Let $X_1,..., X_n \in \mathbb{R}^d$ be independent Gaussian random vectors with independent entries and variance profile $(b_{ij})_{i \in [d],j \in [n]}$. A major question in the study of covariance estimation is to give precise control on the deviation of $\sum_{j \in [n]}X_jX_j^T-\mathbb{E} X_jX_j^T$. We show that under mild conditions, we have \begin{align*} \mathbb{E} \left\|\sum_{j \in [n]}X_jX_j^T-\mathbb{E} X_jX_j^T\right\| \lesssim \max_{i \in [d]}\left(\sum_{j \in [n]}\sum_{l \in [d]}b_{ij}^2b_{lj}^2\right)^{1/2}+\max_{j \in [n]}\sum_{i \in [d]}b_{ij}^2+\text{error}. \end{align*} The error is quantifiable, and we often capture the $4$th-moment dependency already presented in the literature for some examples. The proofs are based on the moment method and a careful analysis of the structure of the shapes that matter. We also provide examples showing improvement over the past works and matching lower bounds.

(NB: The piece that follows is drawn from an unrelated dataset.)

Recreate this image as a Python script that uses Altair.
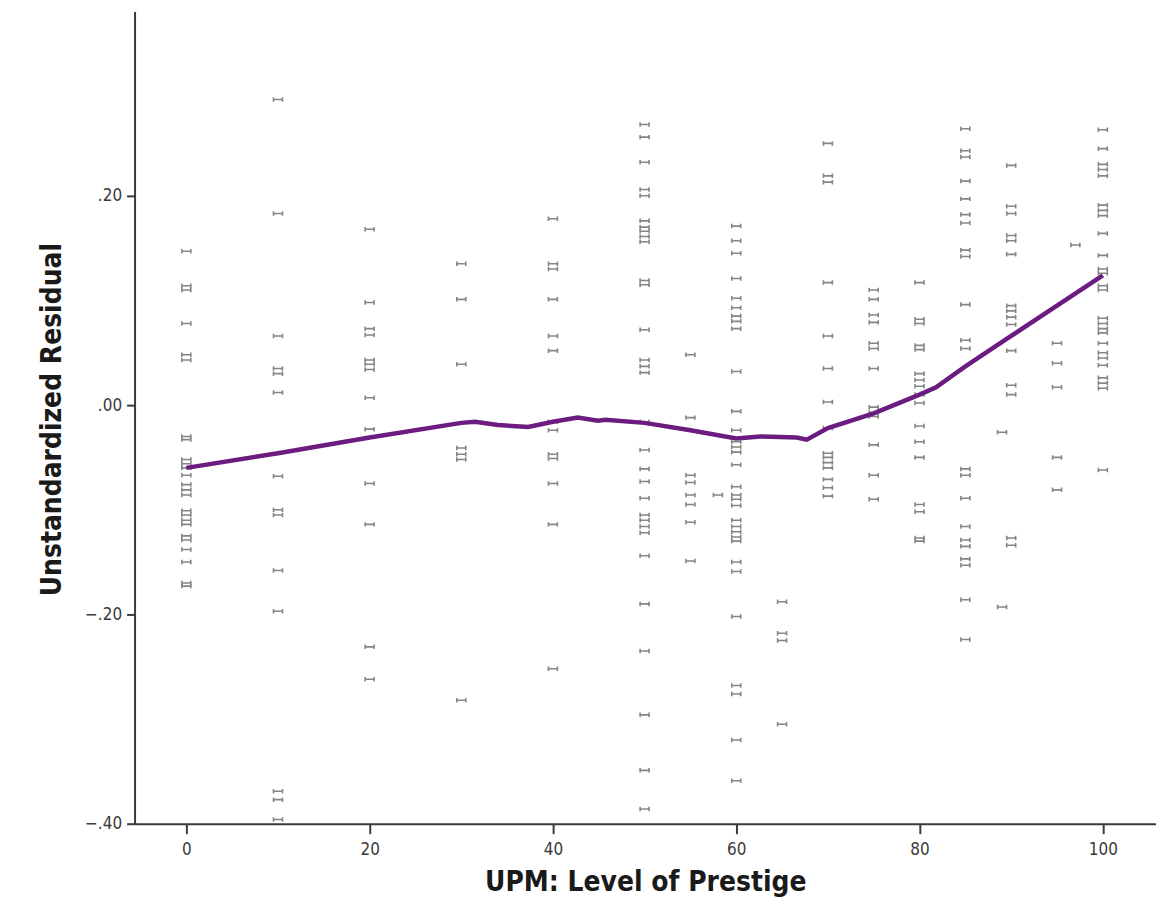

翻译：设 $X_1,..., X_n \in \mathbb{R}^d$ 为具有独立分量的独立高斯随机向量，其方差轮廓为 $(b_{ij})_{i \in [d],j \in [n]}$。协方差估计研究中的一个核心问题在于精确控制 $\sum_{j \in [n]}X_jX_j^T-\mathbb{E} X_jX_j^T$ 的偏差。我们证明，在温和条件下，有 \begin{align*} \mathbb{E} \left\|\sum_{j \in [n]}X_jX_j^T-\mathbb{E} X_jX_j^T\right\| \lesssim \max_{i \in [d]}\left(\sum_{j \in [n]}\sum_{l \in [d]}b_{ij}^2b_{lj}^2\right)^{1/2}+\max_{j \in [n]}\sum_{i \in [d]}b_{ij}^2+\text{误差项}。 \end{align*} 该误差项可量化，且在若干实例中我们精确捕捉了已有文献中出现的四阶矩依赖性。证明基于矩方法以及对关键形状结构的细致分析。此外，我们提供了实例以展示相较于以往工作的改进，并给出匹配的下界。